┏━━

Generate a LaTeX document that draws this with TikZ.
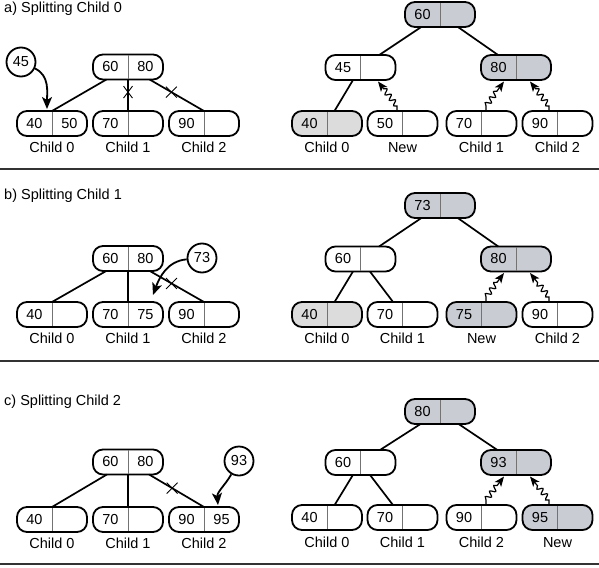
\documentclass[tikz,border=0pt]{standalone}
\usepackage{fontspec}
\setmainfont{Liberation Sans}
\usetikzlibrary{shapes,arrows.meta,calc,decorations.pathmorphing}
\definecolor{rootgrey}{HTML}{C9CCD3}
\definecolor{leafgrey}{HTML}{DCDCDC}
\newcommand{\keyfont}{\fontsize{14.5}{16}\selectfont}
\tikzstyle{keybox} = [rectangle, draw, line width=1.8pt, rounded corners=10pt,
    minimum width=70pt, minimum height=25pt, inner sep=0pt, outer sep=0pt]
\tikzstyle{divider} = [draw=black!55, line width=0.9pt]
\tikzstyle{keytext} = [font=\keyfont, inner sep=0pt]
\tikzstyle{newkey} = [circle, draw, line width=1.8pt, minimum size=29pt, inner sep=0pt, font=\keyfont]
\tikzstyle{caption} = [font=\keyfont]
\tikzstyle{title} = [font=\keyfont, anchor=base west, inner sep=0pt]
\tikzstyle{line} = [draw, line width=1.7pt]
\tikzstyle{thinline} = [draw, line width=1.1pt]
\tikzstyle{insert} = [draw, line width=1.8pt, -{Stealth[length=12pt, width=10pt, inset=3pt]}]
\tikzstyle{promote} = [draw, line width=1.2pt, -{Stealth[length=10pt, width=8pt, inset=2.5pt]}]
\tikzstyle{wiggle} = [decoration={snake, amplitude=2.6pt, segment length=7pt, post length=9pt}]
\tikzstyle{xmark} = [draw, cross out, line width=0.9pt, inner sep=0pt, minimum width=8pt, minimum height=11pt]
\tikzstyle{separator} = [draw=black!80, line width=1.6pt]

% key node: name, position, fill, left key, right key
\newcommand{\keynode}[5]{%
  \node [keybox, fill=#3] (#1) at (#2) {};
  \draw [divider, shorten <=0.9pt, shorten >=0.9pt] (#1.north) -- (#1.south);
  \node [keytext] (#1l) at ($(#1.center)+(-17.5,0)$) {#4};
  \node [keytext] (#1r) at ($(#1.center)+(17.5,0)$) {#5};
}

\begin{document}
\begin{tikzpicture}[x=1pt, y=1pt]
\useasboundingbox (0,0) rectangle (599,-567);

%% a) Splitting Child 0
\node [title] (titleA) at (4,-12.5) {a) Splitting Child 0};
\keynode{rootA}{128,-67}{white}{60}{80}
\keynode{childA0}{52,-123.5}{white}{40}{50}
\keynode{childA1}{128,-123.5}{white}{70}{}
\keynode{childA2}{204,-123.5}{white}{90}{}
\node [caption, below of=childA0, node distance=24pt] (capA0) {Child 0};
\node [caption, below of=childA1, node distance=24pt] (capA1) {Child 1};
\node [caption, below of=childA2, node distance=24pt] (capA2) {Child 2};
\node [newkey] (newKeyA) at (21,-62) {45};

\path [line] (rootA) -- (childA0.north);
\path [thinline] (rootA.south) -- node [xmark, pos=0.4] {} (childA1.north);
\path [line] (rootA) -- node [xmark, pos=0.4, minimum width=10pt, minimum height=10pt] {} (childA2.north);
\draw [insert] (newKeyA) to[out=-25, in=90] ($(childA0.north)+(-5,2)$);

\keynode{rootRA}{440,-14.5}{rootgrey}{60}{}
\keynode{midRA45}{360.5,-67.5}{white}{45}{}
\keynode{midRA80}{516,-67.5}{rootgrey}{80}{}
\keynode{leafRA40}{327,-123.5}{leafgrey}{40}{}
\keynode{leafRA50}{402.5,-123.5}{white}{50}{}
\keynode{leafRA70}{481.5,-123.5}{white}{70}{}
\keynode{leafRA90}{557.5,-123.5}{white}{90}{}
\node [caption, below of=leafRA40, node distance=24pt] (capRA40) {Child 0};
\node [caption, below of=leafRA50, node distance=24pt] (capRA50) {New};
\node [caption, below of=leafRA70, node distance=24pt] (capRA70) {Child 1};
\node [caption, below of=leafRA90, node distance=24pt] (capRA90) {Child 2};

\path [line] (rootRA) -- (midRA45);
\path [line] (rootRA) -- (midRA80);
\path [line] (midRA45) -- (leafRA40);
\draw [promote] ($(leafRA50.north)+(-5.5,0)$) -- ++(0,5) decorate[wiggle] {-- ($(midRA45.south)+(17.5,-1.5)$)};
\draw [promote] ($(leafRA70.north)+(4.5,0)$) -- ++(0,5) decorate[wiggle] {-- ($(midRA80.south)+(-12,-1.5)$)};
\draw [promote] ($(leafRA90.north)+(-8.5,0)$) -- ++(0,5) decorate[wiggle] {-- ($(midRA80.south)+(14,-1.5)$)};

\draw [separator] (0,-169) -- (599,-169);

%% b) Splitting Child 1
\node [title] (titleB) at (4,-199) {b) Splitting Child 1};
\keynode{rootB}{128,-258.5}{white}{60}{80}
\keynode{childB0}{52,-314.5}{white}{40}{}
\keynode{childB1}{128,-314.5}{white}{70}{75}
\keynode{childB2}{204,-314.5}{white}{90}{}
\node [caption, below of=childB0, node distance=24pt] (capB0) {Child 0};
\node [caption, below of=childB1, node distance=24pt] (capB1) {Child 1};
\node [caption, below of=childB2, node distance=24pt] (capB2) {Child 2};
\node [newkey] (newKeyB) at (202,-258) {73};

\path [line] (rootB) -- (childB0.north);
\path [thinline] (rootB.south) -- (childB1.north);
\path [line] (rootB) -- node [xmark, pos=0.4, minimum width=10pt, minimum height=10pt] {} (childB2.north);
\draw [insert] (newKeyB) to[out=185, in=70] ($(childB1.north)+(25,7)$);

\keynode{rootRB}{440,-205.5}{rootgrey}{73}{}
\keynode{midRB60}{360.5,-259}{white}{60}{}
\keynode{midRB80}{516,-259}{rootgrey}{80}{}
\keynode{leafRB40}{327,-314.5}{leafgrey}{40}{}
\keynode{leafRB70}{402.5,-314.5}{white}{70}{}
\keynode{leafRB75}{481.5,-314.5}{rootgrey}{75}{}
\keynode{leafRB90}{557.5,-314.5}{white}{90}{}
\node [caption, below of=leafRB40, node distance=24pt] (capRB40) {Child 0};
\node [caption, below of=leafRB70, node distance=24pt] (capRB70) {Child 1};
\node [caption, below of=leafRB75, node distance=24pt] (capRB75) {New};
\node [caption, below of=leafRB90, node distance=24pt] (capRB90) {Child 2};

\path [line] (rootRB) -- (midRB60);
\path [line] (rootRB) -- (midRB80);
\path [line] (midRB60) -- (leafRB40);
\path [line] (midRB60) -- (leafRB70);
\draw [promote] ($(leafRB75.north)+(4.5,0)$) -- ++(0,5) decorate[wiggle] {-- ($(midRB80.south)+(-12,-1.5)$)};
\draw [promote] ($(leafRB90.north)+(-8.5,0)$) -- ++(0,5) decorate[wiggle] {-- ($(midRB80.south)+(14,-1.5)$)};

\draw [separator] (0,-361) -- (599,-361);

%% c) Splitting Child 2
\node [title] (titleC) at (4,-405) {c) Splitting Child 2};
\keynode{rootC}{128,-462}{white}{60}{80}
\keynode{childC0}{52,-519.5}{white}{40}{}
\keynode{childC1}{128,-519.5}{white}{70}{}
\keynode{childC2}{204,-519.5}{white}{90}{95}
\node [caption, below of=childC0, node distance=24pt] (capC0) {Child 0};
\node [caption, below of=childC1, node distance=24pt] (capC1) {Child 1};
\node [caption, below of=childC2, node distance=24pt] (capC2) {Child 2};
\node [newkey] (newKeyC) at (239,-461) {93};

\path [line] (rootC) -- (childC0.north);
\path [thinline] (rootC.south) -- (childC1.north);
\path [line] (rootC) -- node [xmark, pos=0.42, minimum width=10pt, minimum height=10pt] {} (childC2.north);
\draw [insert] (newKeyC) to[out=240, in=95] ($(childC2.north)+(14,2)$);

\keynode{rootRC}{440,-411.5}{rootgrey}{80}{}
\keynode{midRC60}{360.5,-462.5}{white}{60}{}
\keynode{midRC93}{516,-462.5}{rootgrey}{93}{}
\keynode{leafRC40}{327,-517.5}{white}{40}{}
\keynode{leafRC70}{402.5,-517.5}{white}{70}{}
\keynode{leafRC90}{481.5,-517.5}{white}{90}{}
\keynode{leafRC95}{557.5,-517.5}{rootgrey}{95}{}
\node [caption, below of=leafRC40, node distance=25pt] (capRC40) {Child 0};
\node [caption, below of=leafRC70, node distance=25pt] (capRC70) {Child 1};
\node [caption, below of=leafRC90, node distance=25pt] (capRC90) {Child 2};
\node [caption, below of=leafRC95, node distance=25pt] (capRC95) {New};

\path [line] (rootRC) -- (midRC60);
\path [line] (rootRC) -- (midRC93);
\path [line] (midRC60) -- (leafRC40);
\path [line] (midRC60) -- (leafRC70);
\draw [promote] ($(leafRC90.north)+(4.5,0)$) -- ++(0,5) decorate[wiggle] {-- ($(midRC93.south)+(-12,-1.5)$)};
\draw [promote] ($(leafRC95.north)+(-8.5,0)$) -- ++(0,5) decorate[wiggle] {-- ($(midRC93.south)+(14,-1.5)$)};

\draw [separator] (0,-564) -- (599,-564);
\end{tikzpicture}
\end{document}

┗━━

TASK TO CARRY OUT -> Starting at the top of the listing above, reproduce each line up to and including the one with "(0,0) rectangle (599,-567);"; omit the pictures.

TASK OUTPUT ->
Generate a LaTeX document that draws this with TikZ.
\documentclass[tikz,border=0pt]{standalone}
\usepackage{fontspec}
\setmainfont{Liberation Sans}
\usetikzlibrary{shapes,arrows.meta,calc,decorations.pathmorphing}
\definecolor{rootgrey}{HTML}{C9CCD3}
\definecolor{leafgrey}{HTML}{DCDCDC}
\newcommand{\keyfont}{\fontsize{14.5}{16}\selectfont}
\tikzstyle{keybox} = [rectangle, draw, line width=1.8pt, rounded corners=10pt,
    minimum width=70pt, minimum height=25pt, inner sep=0pt, outer sep=0pt]
\tikzstyle{divider} = [draw=black!55, line width=0.9pt]
\tikzstyle{keytext} = [font=\keyfont, inner sep=0pt]
\tikzstyle{newkey} = [circle, draw, line width=1.8pt, minimum size=29pt, inner sep=0pt, font=\keyfont]
\tikzstyle{caption} = [font=\keyfont]
\tikzstyle{title} = [font=\keyfont, anchor=base west, inner sep=0pt]
\tikzstyle{line} = [draw, line width=1.7pt]
\tikzstyle{thinline} = [draw, line width=1.1pt]
\tikzstyle{insert} = [draw, line width=1.8pt, -{Stealth[length=12pt, width=10pt, inset=3pt]}]
\tikzstyle{promote} = [draw, line width=1.2pt, -{Stealth[length=10pt, width=8pt, inset=2.5pt]}]
\tikzstyle{wiggle} = [decoration={snake, amplitude=2.6pt, segment length=7pt, post length=9pt}]
\tikzstyle{xmark} = [draw, cross out, line width=0.9pt, inner sep=0pt, minimum width=8pt, minimum height=11pt]
\tikzstyle{separator} = [draw=black!80, line width=1.6pt]

% key node: name, position, fill, left key, right key
\newcommand{\keynode}[5]{%
  \node [keybox, fill=#3] (#1) at (#2) {};
  \draw [divider, shorten <=0.9pt, shorten >=0.9pt] (#1.north) -- (#1.south);
  \node [keytext] (#1l) at ($(#1.center)+(-17.5,0)$) {#4};
  \node [keytext] (#1r) at ($(#1.center)+(17.5,0)$) {#5};
}

\begin{document}
\begin{tikzpicture}[x=1pt, y=1pt]
\useasboundingbox (0,0) rectangle (599,-567);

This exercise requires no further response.